The shape of the pyramid is instructive for two reasons. First, there is a hierarchical arrangement whereby liabilities issued by those higher in the pyramid are generally more acceptable. In some respects, this is due to higher credit worthiness (the government’s liabilities are free from credit risk; as we move down the pyramid through bank liabilities, toward nonfinancial business liabilities and finally to the IOUs of households, risk tends to rise—although this is not a firm and fast rule).

Second, the liabilities at each level typically leverage the liabilities at the higher levels. In this sense, the whole pyramid is based on leveraging of (a relatively smaller number of) government IOUs. There are typically far more liabilities lower in the pyramid than there are high in the pyramid—at least in the case of a financially developed economy.

Note however that in the case of a convertible currency, the government’s currency is not at the apex of the pyramid. Since it promises to convert its currency on demand and at a fixed exchange rate into something else (gold or foreign currency), that “something else” is at the top. The consequences have been addressed in previous blogs: government must hold or at least have access to the thing into which it will convert its currency. As we will see in coming weeks, that can constrain its ability to use policy to achieve some policy goals such as full employment and robust economic growth.
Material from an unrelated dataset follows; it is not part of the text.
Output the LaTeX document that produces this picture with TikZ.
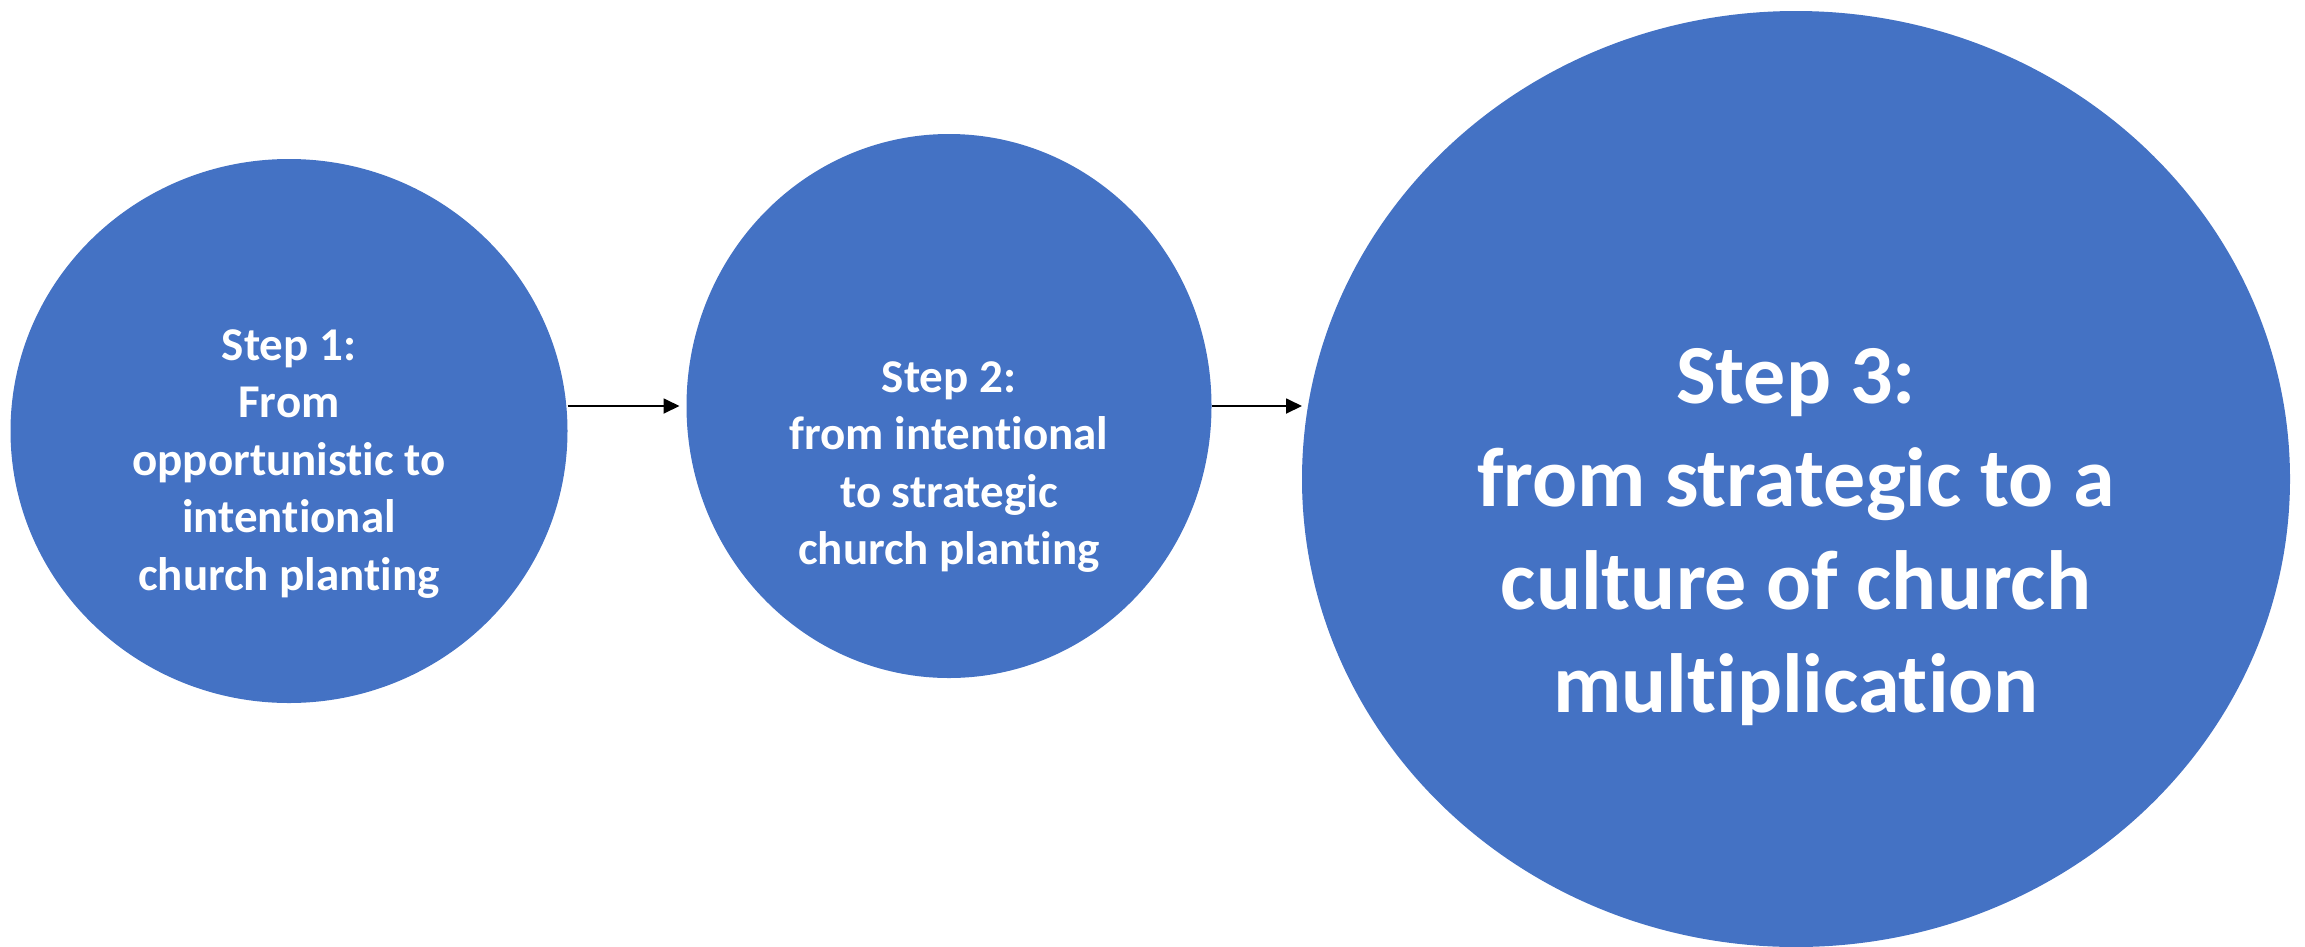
\documentclass[tikz,border=0pt]{standalone}
\usepackage{fontspec}
\setmainfont{Carlito}[Ligatures=NoCommon]
\usetikzlibrary{shapes.geometric,arrows.meta}
\definecolor{stepblue}{HTML}{4472C4}

\begin{document}
\begin{tikzpicture}[x=1pt,y=-1pt,
	stepball/.style={shape=ellipse,fill=stepblue,draw=none,inner sep=0pt,outer sep=0pt},
	steptext/.style={text=white,font=\bfseries\fontsize{47}{57.5}\selectfont,align=center},
	bigtext/.style={text=white,font=\bfseries\fontsize{84}{103}\selectfont,align=center},
	flow/.style={-{Triangle[length=16pt,width=15pt]},line width=1.8pt}]

	\useasboundingbox (0,0) rectangle (2305,946);

	\node[stepball,minimum width=557pt,minimum height=544pt] (s1) at (289,431) {};
	\node[stepball,minimum width=525pt,minimum height=544pt] (s2) at (949,406) {};
	\node[stepball,minimum width=988pt,minimum height=936pt] (s3) at (1796,479) {};

	\node[steptext] (t1) at ([yshift=-33pt]s1.center) {Step 1:\\From\\opportunistic to\\intentional\\church planting};
	\node[steptext] (t2) at ([yshift=-61pt]s2.center) {Step 2:\\from intentional\\to strategic\\church planting};
	\node[bigtext] (t3) at ([yshift=-58pt]s3.center) {Step 3:\\from strategic to a\\culture of church\\multiplication};

	\draw[flow, shorten >=7pt] (s2.west -| s1.east) -- (s2.west);
	\draw[flow] (s2.east) -- (s3.west |- s2.east);

\end{tikzpicture}
\end{document}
Next week we will take a bit of a diversion to look at the strange case of Euroland. This is the biggest experiment the world has ever seen that attempts to subvert what Charles Goodhart has called the “one nation, one currency” rule. The members of the European Monetary Union each gave up their own sovereign, state, currencies to adopt the euro. While there have been other such experiments, they were small, usually temporary, and often an emergency measure. In the case of Euroland, however, we had strong, developed, rich, and reasonably healthy nations that voluntarily abandoned their sovereign currencies in favour of the euro. The experiment has not gone well. To say the least.